The Attorney General who brought the lawsuit that will end reproductive freedom in America is straight out of Central Typecasting:

In the small town of Holly Springs, Miss., everyone knew the Fitch family. Fitch’s father, Bill, made his money in consumer finance in Memphis,before returning to Mississippi to start a small consumer lending business and revive the family farm, an 8,000-acre property on the outskirts of town. Fitch and her sister spent childhoodweekends there, riding horses and hunting quail.

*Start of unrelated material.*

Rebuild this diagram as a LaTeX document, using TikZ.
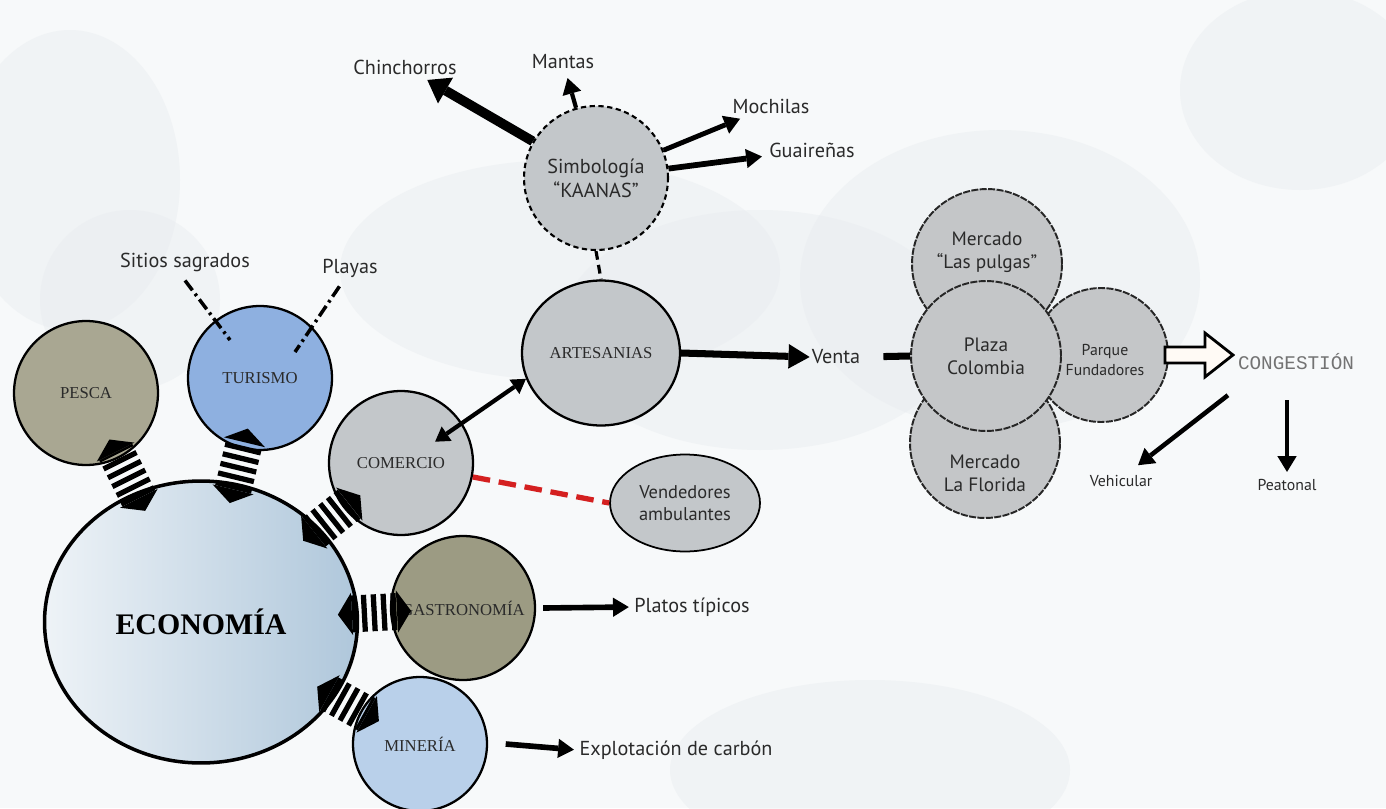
\documentclass[tikz,border=0pt]{standalone}
\usepackage{fontspec}
\setmainfont{Liberation Serif}
\newfontfamily\sanslbl{PT Sans}
\newfontfamily\monolbl{Liberation Mono}
\usetikzlibrary{positioning,arrows.meta,shapes.geometric,calc}
\definecolor{bgbase}{HTML}{F7F9FA}
\definecolor{cloudgray}{HTML}{E6EAEE}
\definecolor{olivep}{HTML}{A9A792}
\definecolor{oliveg}{HTML}{9C9B83}
\definecolor{turblue}{HTML}{8EB0E0}
\definecolor{minblue}{HTML}{B9D0EA}
\definecolor{grayb}{HTML}{C3C7CA}
\definecolor{mktgray}{HTML}{C4C6C8}
\definecolor{econL}{HTML}{EEF3F7}
\definecolor{econR}{HTML}{AFC7DB}
\definecolor{reddash}{HTML}{D42020}
\definecolor{inkgray}{HTML}{2A2A2A}

\begin{document}
\begin{tikzpicture}[x=0.02cm, y=-0.02cm,
  bub/.style={circle, draw=black, line width=1.3pt, inner sep=0pt, align=center,
    text=inkgray, font=\fontsize{9.5}{11}\selectfont, minimum size=2.88cm},
  mkt/.style={circle, draw=black!85, line width=1.1pt, dash pattern=on 4pt off 0.8pt,
    fill=mktgray, inner sep=0pt, minimum size=3cm},
  mkttxt/.style={align=center, text=inkgray, inner sep=0pt,
    font=\sanslbl\fontsize{11}{13}\selectfont},
  txt/.style={font=\sanslbl\fontsize{11.5}{13}\selectfont, inner sep=1pt, text=inkgray},
  txtsm/.style={font=\sanslbl\fontsize{9}{11}\selectfont, inner sep=1pt, text=inkgray},
  band/.style={line width=21pt, dash pattern=on 3pt off 2.6pt,
    {Triangle[length=8pt,width=24pt,line width=0pt]}-{Triangle[length=8pt,width=24pt,line width=0pt]},
    shorten <=-12pt, shorten >=-12pt},
  arr/.style={-{Triangle[length=9pt,width=11pt,line width=0pt]}, line width=2.8pt},
  arrbig/.style={-{Triangle[length=12pt,width=17pt,line width=0pt]}, line width=5.5pt},
  dbl/.style={{Triangle[length=8pt,width=10pt,line width=0pt]}-{Triangle[length=8pt,width=10pt,line width=0pt]}, line width=2.4pt},
  ddot/.style={line width=2pt, dash pattern=on 7pt off 2.5pt on 1.5pt off 2.5pt},
  ]
  \useasboundingbox (0,0) rectangle (1386,808);
  \clip (0,0) rectangle (1386,808);

  % background with pale clouds
  \fill[bgbase] (0,0) rectangle (1386,808);
  \begin{scope}[fill=cloudgray, opacity=0.4]
    \fill (70,180) ellipse [x radius=110, y radius=150];
    \fill (130,300) ellipse [x radius=90, y radius=90];
    \fill (560,270) ellipse [x radius=220, y radius=110];
    \fill (760,330) ellipse [x radius=200, y radius=120];
    \fill (1000,280) ellipse [x radius=200, y radius=150];
    \fill (1300,90) ellipse [x radius=120, y radius=100];
    \fill (870,770) ellipse [x radius=200, y radius=90];
  \end{scope}

  % main bubbles
  \node[bub, ellipse, minimum width=6.26cm, minimum height=5.64cm, left color=econL,
    right color=econR, line width=2pt, text=black,
    font=\bfseries\fontsize{17}{20}\selectfont] (econ) at (201,622) {ECONOMÍA};
  \node[bub, fill=olivep] (pes) at (86,393) {PESCA};
  \node[bub, fill=turblue] (tur) at (260,378) {TURISMO};
  \node[bub, fill=grayb] (com) at (401,463) {COMERCIO};
  \node[bub, fill=oliveg] (gas) at (463,608) {GASTRONOMÍA};
  \node[bub, fill=minblue, minimum size=2.68cm] (min) at (420,744) {MINERÍA};
  \node[bub, ellipse, fill=grayb, minimum width=3.16cm, minimum height=2.9cm] (art) at (601,353) {ARTESANIAS};
  \node[bub, fill=grayb, line width=1.2pt, dash pattern=on 3pt off 2pt,
    font=\sanslbl\fontsize{11.5}{13.5}\selectfont] (simb) at (596,178) {Simbología\\“KAANAS”};
  \node[bub, ellipse, fill=grayb, line width=1pt, minimum width=3cm, minimum height=1.94cm,
    font=\sanslbl\fontsize{10.5}{12.5}\selectfont] (vend) at (685,503) {Vendedores\\ambulantes};

  % markets cluster
  \node[mkt] (lpul) at (987,264) {};
  \node[mkt] (flor) at (985,443) {};
  \node[mkt, minimum size=2.68cm] (parq) at (1101,355) {};
  \node[mkt] (plaza) at (986,356) {};
  \node[mkttxt] (lpultxt) at ($(lpul)+(0,-12)$) {Mercado\\“Las pulgas”};
  \node[mkttxt] (flortxt) at ($(flor)+(0,30)$) {Mercado\\La Florida};
  \node[mkttxt, font=\sanslbl\fontsize{9}{11}\selectfont] (parqtxt) at ($(parq)+(4,5)$) {Parque\\Fundadores};
  \node[mkttxt] (plazatxt) at (plaza) {Plaza\\Colombia};

  % labels
  \node[txt] (chin) at (405,67) {Chinchorros};
  \node[txt] (mant) at (563,62) {Mantas};
  \node[txt] (moch) at (771,106) {Mochilas};
  \node[txt] (guai) at (812,150) {Guaireñas};
  \node[txt] (sit) at (185,262) {Sitios sagrados};
  \node[txt] (pla) at (350,268) {Playas};
  \node[txt] (venta) at (836,357) {Venta};
  \node[txt] (plat) at (692,607) {Platos típicos};
  \node[txt] (carb) at (676,750) {Explotación de carbón};
  \node[txtsm] (veh) at (1121,481) {Vehicular};
  \node[txtsm] (peat) at (1287,485) {Peatonal};
  \node[font=\monolbl\fontsize{11}{12}\selectfont, text=black!55, inner sep=1pt] (cong) at (1296,362) {CONGESTIÓN};

  % striped links to the economy
  \draw[band] (econ) -- (pes);
  \draw[band] (econ) -- (tur);
  \draw[band] (econ) -- (com);
  \draw[band] (econ) -- (gas);
  \draw[band] (econ) -- (min);

  % tourism points
  \coordinate (tsit) at ($(tur.center)+(-30,-38)$);
  \coordinate (tpla) at ($(tur.center)+(35,-26)$);
  \draw[ddot] ([yshift=-4pt]sit.south) -- (tsit);
  \draw[ddot] ([xshift=-6pt,yshift=-4pt]pla.south) -- (tpla);

  % crafts
  \draw[arrbig, shorten >=4pt] (simb) -- (chin);
  \draw[arr, line width=2.4pt, shorten >=4pt] (simb) -- (mant);
  \draw[arr, shorten >=5pt] (simb) -- (moch);
  \draw[arr, line width=3.3pt, shorten >=3pt] (simb) -- (guai);
  \draw[line width=1.8pt, dash pattern=on 5pt off 3pt] (simb.south) -- (art.north);
  \draw[dbl] ($(com.center)!0.55!(com.32)$) -- (art.199);
  \draw[reddash, line width=3pt, dash pattern=on 10pt off 5pt] (com.-11) -- (vend.west);

  \draw[-{Triangle[length=12pt,width=14pt,line width=0pt]}, line width=4pt] (art.east) -- (venta.west);
  \draw[line width=4pt, shorten <=12pt] (venta.east) -- (plaza.west);

  % congestion
  \coordinate (ha) at ($(parq.east)+(-4,0)$);
  \draw[line width=1.6pt, fill=orange!4] ($(ha)+(0,-8)$) -- ++(40,0) -- ++(0,-14) -- ++(28,22)
    -- ++(-28,22) -- ++(0,-14) -- ++(-40,0) -- cycle;
  \draw[arr, line width=2.6pt] ($(cong.south west)+(-8,23)$) -- ($(veh.north)+(17,-8)$);
  \draw[arr, line width=2.6pt] ($(cong.south)+(-9,28)$) -- ([yshift=3pt]peat.north);

  % outputs
  \draw[arr, line width=3.2pt, shorten >=2pt] ([xshift=4pt]gas.east) -- (plat.west);
  \draw[arr, line width=3.2pt, shorten >=2pt] ([xshift=10pt]min.east) -- (carb.west);
\end{tikzpicture}
\end{document}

Fitch followed the traditional Mississippi path into politics, said Hayes Dent, who ran Fitch’s first campaign for state treasurer in 2011. She went to the University of Mississippi and joined a sorority, he said, then used that network to launch her career as a lawyer and politician. When Fitch decided to make her first run for office in 2011, Dent drove out to Holly Springs, of his own accord, to ask Bill to fund the campaign.

By that point, Bill had turned the farm — known as the Galena Plantation — into one of the country’s premier quail hunting destinations, a favorite retreat of the late Supreme Court Justice Antonin Scalia. Visitors had the option to stay in the original home of Nathan Bedford Forrest,a Confederate general and the first grand wizard of the Ku Klux Klan, which Bill transported 40 miles and, according to the Fitch Farms website, restored “to its former glory.”

Stay tuned for next week’s episode, where the Attorney General bringing the lawsuit to get the Clean Air Act ruled unconstitutional takes you on the tour of the family theme park, Pitchfork World, celebrating the life of Ben Tillman. It has long been one of the favorite vacation spots of Supreme Court justice Sam Alito.